Something true of all the Ironsworn games is that these oracles can be used even if you aren’t currently using the Ironsworn rules. If you’re running a fantasy game where the characters are sailing dangerous waters, or even if you’re playing a semi-historical game set in the Age of Sail, if you want a mass of adventure seeds and random thoughts to trigger your own creativity, these oracles serve that function very well.

Wind in the Sails
 Engaging with the game shows how well it hangs together, but the Oracles are a great gateway to get eyes on the inside of the book. 

If you’re already a fan of the previous Ironsworn incarnations, this is going to provide more of what you already enjoy about the system. The Curse Die is a solid addition to the rules. It adds another dimension to the utility of the oracles, and it provides pacing for your nasty surprises when you don’t want to trust your gut instincts on how often you should be introducing nasty escalations to the narrative. The oracles are useful beyond their functionality in the game and can be used for all manner of thematically similar games.

Becalmed

This game knows what it wants to do, how to resolve things, and how to introduce more elements to the game to represent new narrative additions. While that’s not bad, at times it can be a little overwhelming. Even with the clear organization and color coding, the fact that the game has that level of organization in the first place can sometimes be off-putting to someone new to the system. Reframing the exploration of ruins as solving the mystery of the lost culture is an approach I appreciate, but while I can envision complications for adventure stories, it’s harder for me to picture emergent mysteries as satisfying.

Recommended–If the product fits in your broad area of gaming interests, you are likely to be happy with this purchase.

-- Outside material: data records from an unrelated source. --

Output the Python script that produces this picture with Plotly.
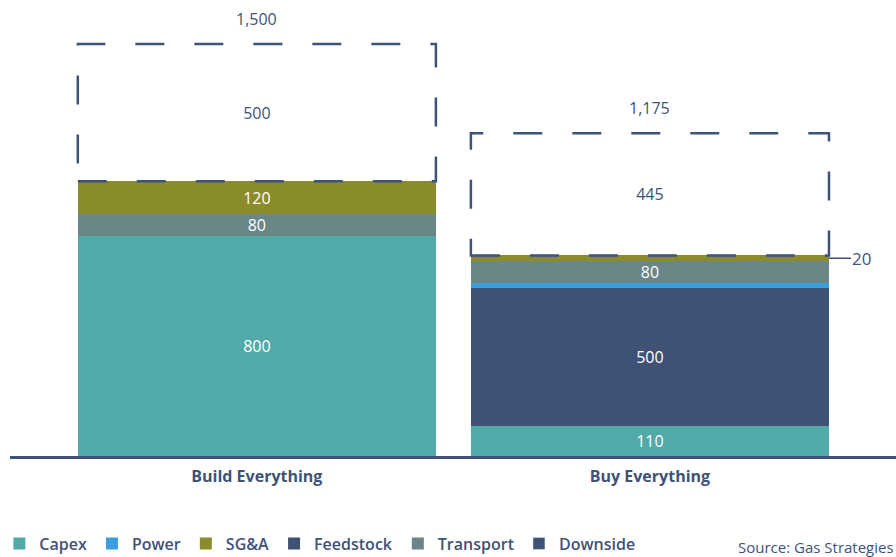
import plotly.graph_objects as go

categories = ["Build Everything", "Buy Everything"]
capex = [800, 110]
feedstock = [0, 500]
power = [0, 20]
transport = [80, 80]
sga = [120, 20]
downside = [500, 445]

NAVY = "#3f5277"
colors = {
    "Capex": "#52aaa8",
    "Power": "#3a9fdc",
    "SG&A": "#8a8b2b",
    "Feedstock": "#3f5275",
    "Transport": "#6a8686",
    "Downside": "#3f5275",
}
FONT = "Open Sans"
BARGAP = 0.089
BARW = 1 - BARGAP

# stacking order bottom -> top, legend rank separately
stack = [
    ("Capex", capex, 1),
    ("Feedstock", feedstock, 4),
    ("Power", power, 2),
    ("Transport", transport, 5),
    ("SG&A", sga, 3),
]

fig = go.Figure()
for name, vals, rank in stack:
    fig.add_trace(go.Bar(
        x=categories, y=vals, name=name, legendrank=rank,
        marker=dict(color=colors[name], line=dict(width=0)),
        text=[str(v) if v >= 50 else "" for v in vals],
        textposition="inside", insidetextanchor="middle",
        textangle=0, constraintext="none",
        textfont=dict(color="white", size=16, family=FONT),
        hoverinfo="skip",
    ))

# Downside: transparent bar with dashed outline (shape)
fig.add_trace(go.Bar(
    x=categories, y=downside, name="Downside", showlegend=False,
    marker=dict(color="rgba(0,0,0,0)", line=dict(width=0)),
    text=[str(v) for v in downside], textposition="inside",
    insidetextanchor="middle", textangle=0, constraintext="none",
    textfont=dict(color=NAVY, size=16, family=FONT),
    hoverinfo="skip",
))
# legend entry for Downside
fig.add_trace(go.Bar(
    x=[categories[0]], y=[None], name="Downside", legendrank=6,
    marker=dict(color=colors["Downside"]), hoverinfo="skip",
))

bases = [capex[i] + feedstock[i] + power[i] + transport[i] + sga[i] for i in range(2)]
totals = [bases[i] + downside[i] for i in range(2)]

for i in range(2):
    fig.add_shape(
        type="rect", xref="x", yref="y",
        x0=i - BARW / 2, x1=i + BARW / 2, y0=bases[i], y1=totals[i],
        line=dict(color=NAVY, width=2.5, dash="29px,30px"),
        fillcolor="rgba(0,0,0,0)",
    )
    fig.add_annotation(
        x=i, y=totals[i], text=f"{totals[i]:,}", showarrow=False,
        yanchor="bottom", yshift=12,
        font=dict(color=NAVY, size=16, family=FONT),
    )

# outside label for small SG&A on Buy
sga_mid = capex[1] + feedstock[1] + power[1] + transport[1] + sga[1] / 2
fig.add_annotation(
    x=1 + BARW / 2, y=sga_mid, text=str(sga[1]),
    showarrow=True, arrowhead=0, arrowwidth=1.5, arrowcolor=NAVY,
    ax=33, ay=0, standoff=0,
    font=dict(color=NAVY, size=17, family=FONT),
)

fig.add_annotation(
    xref="paper", yref="paper", x=1, y=-0.2, xanchor="right", yanchor="middle",
    text="Source: Gas Strategies", showarrow=False,
    font=dict(color=NAVY, size=15, family=FONT),
)

fig.update_layout(
    width=896, height=557,
    margin=dict(l=10, r=0, t=0, b=101, autoexpand=False),
    barmode="stack", bargap=BARGAP,
    plot_bgcolor="white", paper_bgcolor="white",
    font=dict(family=FONT, color=NAVY),
    showlegend=True,
    legend=dict(
        orientation="h", x=-0.012, xanchor="left", y=-0.192, yanchor="middle",
        font=dict(size=16, color=NAVY, family=FONT, weight=600),
        itemwidth=30, traceorder="normal",
    ),
    xaxis=dict(
        range=[-0.628, 1.626], showgrid=False, zeroline=False,
        showline=True, linecolor=NAVY, linewidth=3, ticks="",
        ticklabelstandoff=4,
        tickfont=dict(size=16, color=NAVY, family=FONT, weight="bold"),
    ),
    yaxis=dict(range=[0, 1660], visible=False, showgrid=False),
)

fig.write_html("out.html")
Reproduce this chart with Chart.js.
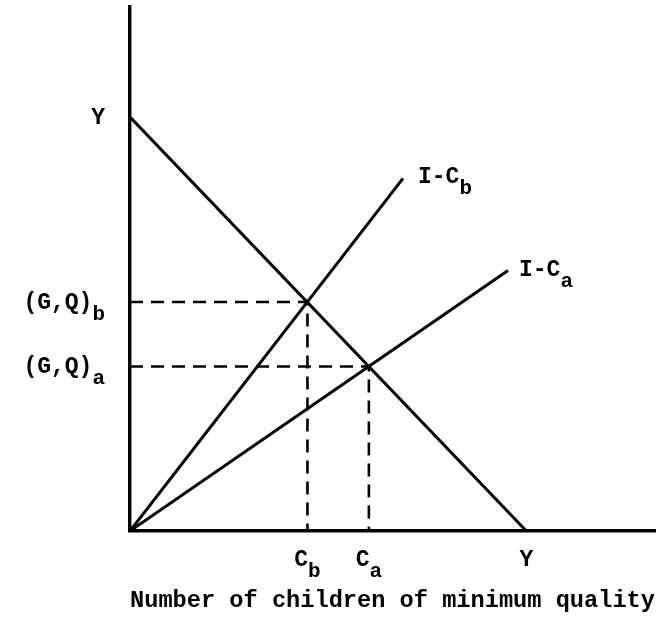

Ironsworn is an interesting conglomeration of gaming concepts, from adding elements of Powered by the Apocalypse and Forged in the Dark games to providing solo and GMless experiences. While it does those things well, from the outside, it can sound like a bit of an experimental activity. Engaging with the game shows how well it hangs together, but the Oracles are a great gateway to get eyes on the inside of the book. They are consistently full of interesting options, and those options just beg for you to roll a die and see what comes up.

If you want adventure fuel for your fantasy privateer game, or even if you may want an alternate way of telling stories in existing swashbuckling settings, you shouldn’t be disappointed with this purchase. Even if you only have your fantasy crew take to the waves intermittently, the oracles alone may make it worth the price to you.